Sixteen years after their last record, Aidan Moffat and Malcolm Middleton, a.k.a. Arab Strap, are back, releasing their first studio album since their reform in 2016. In an interview with The Guardian last year, Middleton stated how “there’s no point getting back together to release mediocrity” – and it’s safe to say that this album is anything but mediocre. “It’s about hopelessness and darkness but in a fun way,” says Moffat, and he’s right.
The tracks are gritty and unapologetic as they address themes ranging from sex to addiction to racism using a combination of pulsing guitar lines and soaring strings.
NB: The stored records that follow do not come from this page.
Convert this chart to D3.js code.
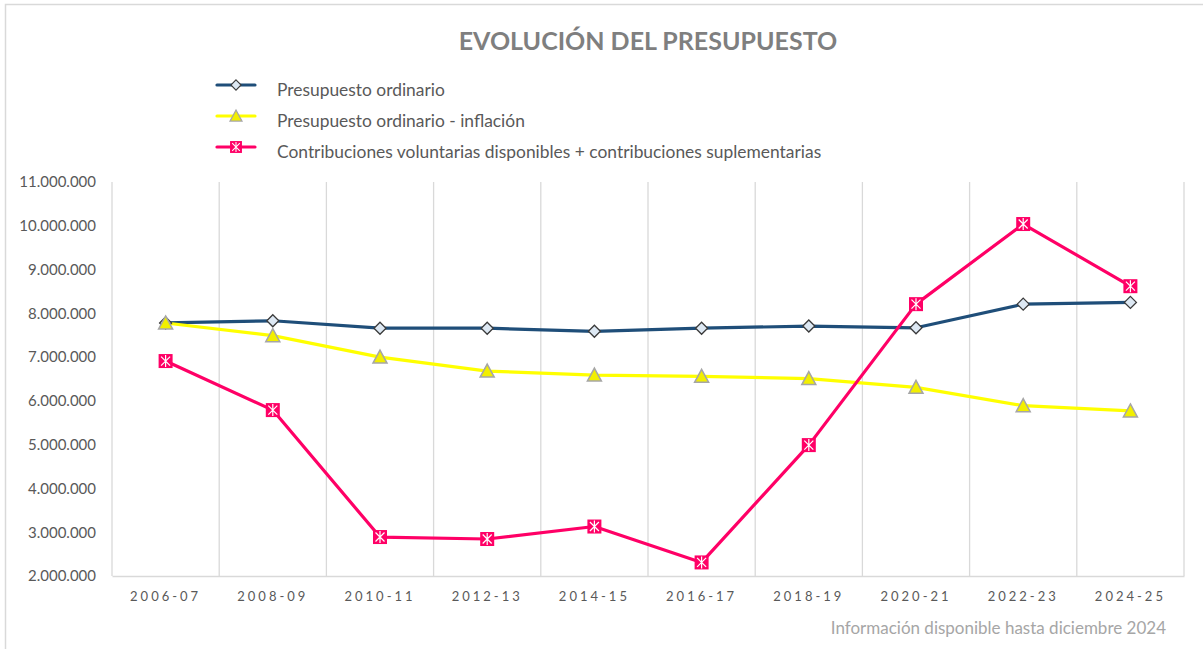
<!DOCTYPE html>
<html>
<head>
<meta charset="utf-8">
<script src="https://cdn.jsdelivr.net/npm/d3@7"></script>
<style>
  body { margin: 0; background: #fff; }
  svg { display: block; font-family: Lato, "Open Sans", sans-serif; }
</style>
</head>
<body>
<svg id="chart" width="1203" height="649"></svg>
<script>
// data
var periods = ['2006-07', '2008-09', '2010-11', '2012-13', '2014-15', '2016-17', '2018-19', '2020-21', '2022-23', '2024-25'];
var ordinario = [7780000, 7830000, 7660000, 7660000, 7590000, 7660000, 7710000, 7670000, 8210000, 8250000];
var inflacion = [7780000, 7490000, 7000000, 6680000, 6590000, 6560000, 6510000, 6310000, 5890000, 5770000];
var voluntarias = [6910000, 5790000, 2890000, 2845000, 3130000, 2310000, 4990000, 8210000, 10040000, 8620000];
var yTicks = [2000000, 3000000, 4000000, 5000000, 6000000, 7000000, 8000000, 9000000, 10000000, 11000000];
var seriesNames = ['Presupuesto ordinario', 'Presupuesto ordinario - inflación', 'Contribuciones voluntarias disponibles + contribuciones suplementarias'];

var svg = d3.select('#chart');

// outer border of the chart area
svg.append('rect')
  .attr('x', 5.5).attr('y', 4.5)
  .attr('width', 1250).attr('height', 700)
  .attr('fill', 'none')
  .attr('stroke', '#d9d9d9')
  .attr('stroke-width', 1.5);

var x = d3.scaleBand().domain(periods).range([112, 1184]).padding(0);
var y = d3.scaleLinear().domain([2000000, 11000000]).range([576, 182]);

var es = d3.formatLocale({ decimal: ',', thousands: '.', grouping: [3], currency: ['', '€'] });
var fmt = es.format(',.0f');

// vertical gridlines at category borders
var edges = periods.map(function(p) { return x(p); }).concat([x.range()[1]]);
svg.append('g').selectAll('line')
  .data(edges)
  .enter().append('line')
  .attr('x1', function(d) { return d; })
  .attr('x2', function(d) { return d; })
  .attr('y1', y(11000000))
  .attr('y2', y(2000000))
  .attr('stroke', '#d9d9d9')
  .attr('stroke-width', 1.3);

// bottom axis
var xAxis = svg.append('g')
  .attr('transform', 'translate(0,' + y(2000000) + ')')
  .call(d3.axisBottom(x).tickSize(0).tickPadding(16));
xAxis.select('.domain').attr('stroke', '#d9d9d9').attr('stroke-width', 1.5);
xAxis.selectAll('text')
  .attr('fill', '#595959')
  .attr('font-size', '13px')
  .style('letter-spacing', '3px')
  .attr('font-family', 'Lato, sans-serif');

// left axis labels
var yAxis = svg.append('g')
  .attr('transform', 'translate(96,0)')
  .call(d3.axisLeft(y).tickValues(yTicks).tickFormat(fmt).tickSize(0).tickPadding(0));
yAxis.select('.domain').remove();
yAxis.selectAll('text')
  .attr('fill', '#595959')
  .attr('font-size', '15px')
  .attr('font-family', 'Lato, sans-serif');

var line = d3.line()
  .x(function(d, i) { return x(periods[i]) + x.bandwidth() / 2; })
  .y(function(d) { return y(d); });

var series = [
  { name: seriesNames[0], values: ordinario, color: '#1f4e79', marker: 'diamond' },
  { name: seriesNames[1], values: inflacion, color: '#ffff00', marker: 'triangle' },
  { name: seriesNames[2], values: voluntarias, color: '#ff0066', marker: 'star' }
];

function drawMarker(g, type) {
  if (type == 'diamond') {
    g.append('path')
      .attr('d', 'M0,-6L6,0L0,6L-6,0Z')
      .attr('fill', '#dde8f3')
      .attr('stroke', '#3a3a3a')
      .attr('stroke-width', 1.3);
  } else if (type == 'triangle') {
    g.append('path')
      .attr('d', 'M0,-7L7,6L-7,6Z')
      .attr('fill', '#f2ef00')
      .attr('stroke', '#a6a6a6')
      .attr('stroke-width', 1.5);
  } else {
    g.append('rect')
      .attr('x', -7).attr('y', -7).attr('width', 14).attr('height', 14)
      .attr('fill', '#ff0066');
    g.append('path')
      .attr('d', 'M-4.5,-4.5L4.5,4.5M4.5,-4.5L-4.5,4.5M0,-6L0,6')
      .attr('stroke', '#fff')
      .attr('stroke-width', 1.2)
      .attr('fill', 'none');
  }
}

series.forEach(function(s) {
  svg.append('path')
    .datum(s.values)
    .attr('d', line)
    .attr('fill', 'none')
    .attr('stroke', s.color)
    .attr('stroke-width', 3.2)
    .attr('stroke-linejoin', 'round');
});

series.forEach(function(s) {
  svg.append('g').selectAll('g')
    .data(s.values)
    .enter().append('g')
    .attr('transform', function(d, i) {
      return 'translate(' + (x(periods[i]) + x.bandwidth() / 2) + ',' + y(d) + ')';
    })
    .each(function() { drawMarker(d3.select(this), s.marker); });
});

// title
svg.append('text')
  .attr('x', 648)
  .attr('y', 50)
  .attr('text-anchor', 'middle')
  .attr('fill', '#7f7f7f')
  .attr('font-size', '25px')
  .attr('font-weight', 'bold')
  .text('EVOLUCIÓN DEL PRESUPUESTO');

// legend
var legend = svg.append('g');
series.forEach(function(s, i) {
  var ly = 85 + i * 31;
  legend.append('line')
    .attr('x1', 217).attr('x2', 255)
    .attr('y1', ly).attr('y2', ly)
    .attr('stroke', s.color)
    .attr('stroke-width', 3.2)
    .attr('stroke-linecap', 'round');
  var m = legend.append('g').attr('transform', 'translate(236,' + ly + ') scale(0.85)');
  drawMarker(m, s.marker);
  legend.append('text')
    .attr('x', 277)
    .attr('y', ly + 11)
    .attr('fill', '#595959')
    .attr('font-size', '17.4px')
    .text(s.name);
});

// footer note
svg.append('text')
  .attr('x', 1166)
  .attr('y', 634)
  .attr('text-anchor', 'end')
  .attr('fill', '#a6a6a6')
  .attr('font-size', '17px')
  .text('Información disponible hasta diciembre 2024');
</script>
</body>
</html>
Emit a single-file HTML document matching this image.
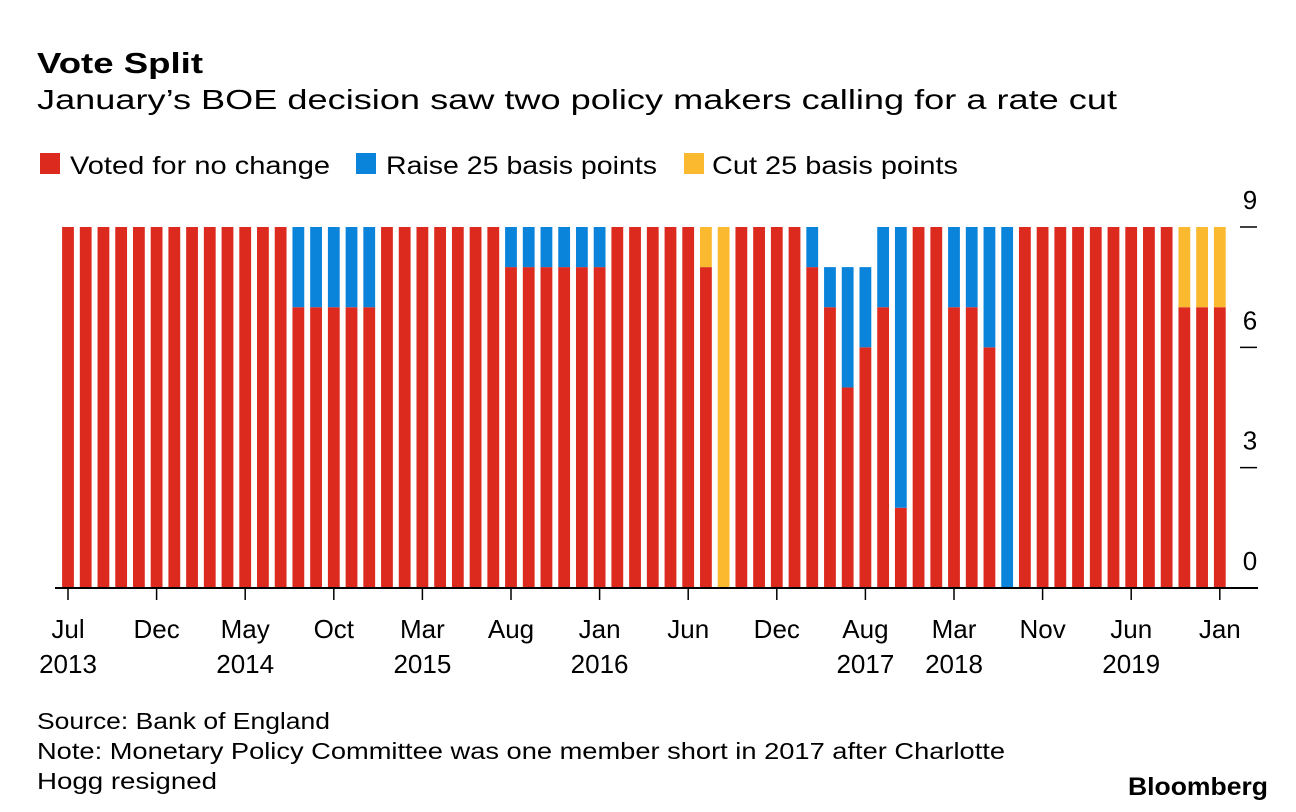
<!DOCTYPE html>
<html><head><meta charset="utf-8"><style>
html,body{margin:0;padding:0;background:#fff;}
svg{display:block;font-family:"Liberation Sans",Arial,sans-serif;}
</style></head><body>
<svg id="chart" width="1296" height="812" viewBox="0 0 1296 812">
<text x="37" y="73" font-size="29" font-weight="bold" fill="#000" textLength="166" lengthAdjust="spacingAndGlyphs">Vote Split</text>
<text x="37" y="109" font-size="28" fill="#000" textLength="1080" lengthAdjust="spacingAndGlyphs">January’s BOE decision saw two policy makers calling for a rate cut</text>
<g>
<rect x="40" y="153" width="20" height="21" fill="#dc2a1f"/>
<text x="70" y="174" font-size="25" textLength="260" lengthAdjust="spacingAndGlyphs">Voted for no change</text>
<rect x="356" y="153" width="20" height="21" fill="#0a84db"/>
<text x="386" y="174" font-size="25" textLength="271" lengthAdjust="spacingAndGlyphs">Raise 25 basis points</text>
<rect x="684" y="153" width="20" height="21" fill="#fbb92f"/>
<text x="712" y="174" font-size="25" textLength="246" lengthAdjust="spacingAndGlyphs">Cut 25 basis points</text>
</g>
<g id="bars"></g>
<g id="axes"></g>
<text x="37" y="729" font-size="23" textLength="293" lengthAdjust="spacingAndGlyphs">Source: Bank of England</text>
<text x="37" y="759" font-size="23" textLength="968" lengthAdjust="spacingAndGlyphs">Note: Monetary Policy Committee was one member short in 2017 after Charlotte</text>
<text x="37" y="789" font-size="23" textLength="180" lengthAdjust="spacingAndGlyphs">Hogg resigned</text>
<text x="1128" y="795" font-size="25" font-weight="bold" textLength="140" lengthAdjust="spacingAndGlyphs">Bloomberg</text>
</svg>
<script>
const noChange = [9,9,9,9,9,9,9,9,9,9,9,9,9,7,7,7,7,7,9,9,9,9,9,9,9,8,8,8,8,8,8,9,9,9,9,9,8,0,9,9,9,9,8,7,5,6,7,2,9,9,7,7,6,0,9,9,9,9,9,9,9,9,9,7,7,7];
const raise    = [0,0,0,0,0,0,0,0,0,0,0,0,0,2,2,2,2,2,0,0,0,0,0,0,0,1,1,1,1,1,1,0,0,0,0,0,0,0,0,0,0,0,1,1,3,2,2,7,0,0,2,2,3,9,0,0,0,0,0,0,0,0,0,0,0,0];
const cut      = [0,0,0,0,0,0,0,0,0,0,0,0,0,0,0,0,0,0,0,0,0,0,0,0,0,0,0,0,0,0,0,0,0,0,0,0,1,9,0,0,0,0,0,0,0,0,0,0,0,0,0,0,0,0,0,0,0,0,0,0,0,0,0,2,2,2];
const tickIndex = [0,5,10,15,20,25,30,35,40,45,50,55,60,65];
const tickMonth = ["Jul","Dec","May","Oct","Mar","Aug","Jan","Jun","Dec","Aug","Mar","Nov","Jun","Jan"];
const tickYear  = ["2013","","2014","","2015","","2016","","","2017","2018","","2019",""];
const yTicks = [0,3,6,9];

const NS = "http://www.w3.org/2000/svg";
const x0 = 68, step = (1219.8-68)/65, bw = 11.8;
const yBase = 588, yUnit = (588-227)/9;
const xs = i => x0 + step*i;
const ys = v => yBase - v*yUnit;
function mk(tag, attrs, parent){const e=document.createElementNS(NS,tag);for(const k in attrs)e.setAttribute(k,attrs[k]);parent.appendChild(e);return e;}
const bars = document.getElementById('bars');
const series = [[noChange,'#dc2a1f','no-change'],[raise,'#0a84db','raise'],[cut,'#fbb92f','cut']];
noChange.forEach((_,i)=>{
  let acc = 0;
  series.forEach(([arr,col,nm])=>{
    const v = arr[i];
    if(v>0){
      const r = mk('rect',{x:xs(i)-bw/2,y:ys(acc+v),width:bw,height:ys(acc)-ys(acc+v),fill:col},bars);
      
      
    }
    acc += v;
  });
});
const axes = document.getElementById('axes');
const al = mk('line',{x1:55,x2:1258,y1:588,y2:588,stroke:'#000','stroke-width':2},axes);


tickIndex.forEach((ti,k)=>{
  const x = xs(ti);
  const t = mk('line',{x1:x,x2:x,y1:588,y2:600,stroke:'#000','stroke-width':1.5},axes);
  
  
  const m = mk('text',{x:x,y:638,'font-size':26,'text-anchor':'middle',fill:'#000'},axes);
  m.textContent = tickMonth[k];
  
  
  if(tickYear[k]){
    const y = mk('text',{x:x,y:673,'font-size':26,'text-anchor':'middle',fill:'#000'},axes);
    y.textContent = tickYear[k];
    
    
  }
});
yTicks.forEach(v=>{
  const y = ys(v);
  if(v>0){
    const t = mk('line',{x1:1240,x2:1257,y1:y,y2:y,stroke:'#000','stroke-width':1.5},axes);
    
    
  }
  const l = mk('text',{x:1250,y:y-18,'font-size':26,'text-anchor':'middle',fill:'#000'},axes);
  l.textContent = v;
  
  
});
</script>
</body></html>
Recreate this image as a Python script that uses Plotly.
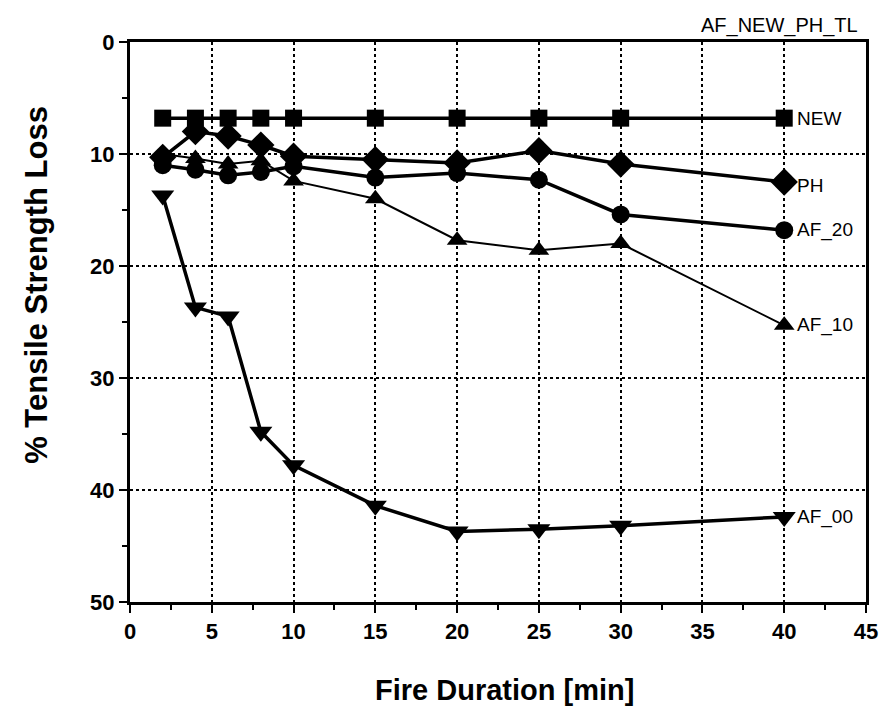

Moffat continues: “The general theme of the album is what people turn to in times of need, and how they can hide in the night.”
The record opens with The Turning of Our Bones, a song that draws the listener into a trance with its oscillating drumbeats, spellbinding strings and ominous-sounding chorus which is made even more authentic by Moffat’s semi-sung vocals. Meanwhile, the irregular beat and looping guitar in Compersion, Pt. 1 enhances the song’s candid lyrics: “I have seen all the ways your shrinking body works / The successes and the failures, all its kinks and quirks / I’ve smelled its every scent, I’ve heard it’s every sound / Now open up your heart if there’s enough to go around.”
Perhaps the bleakest track on the album is Tears On Tour, with synthesisers that are just as mournful as the lyrics: “What would you call the opposite of a comedian? / Whatever it is, that’s what I wanted to be … The audience would join me in a long collective cry / We would all weep together as one.” Elsewhere, Kebabylon hits us with wailing, winding saxophone lines after the chorus, a little reminiscent of that in David Bowie’s Dollar Days, and the strings make their finest appearance in I Was Once a Weak Man, which has a slightly different atmosphere compared to the rest of the tracks.
Musically, some of the songs in As Days Get Dark do occasionally risk blurring into one another, but the lyrics stand out enough to make up for it. The album is certainly dismal, but in a way that will make listeners want to listen to it more than once.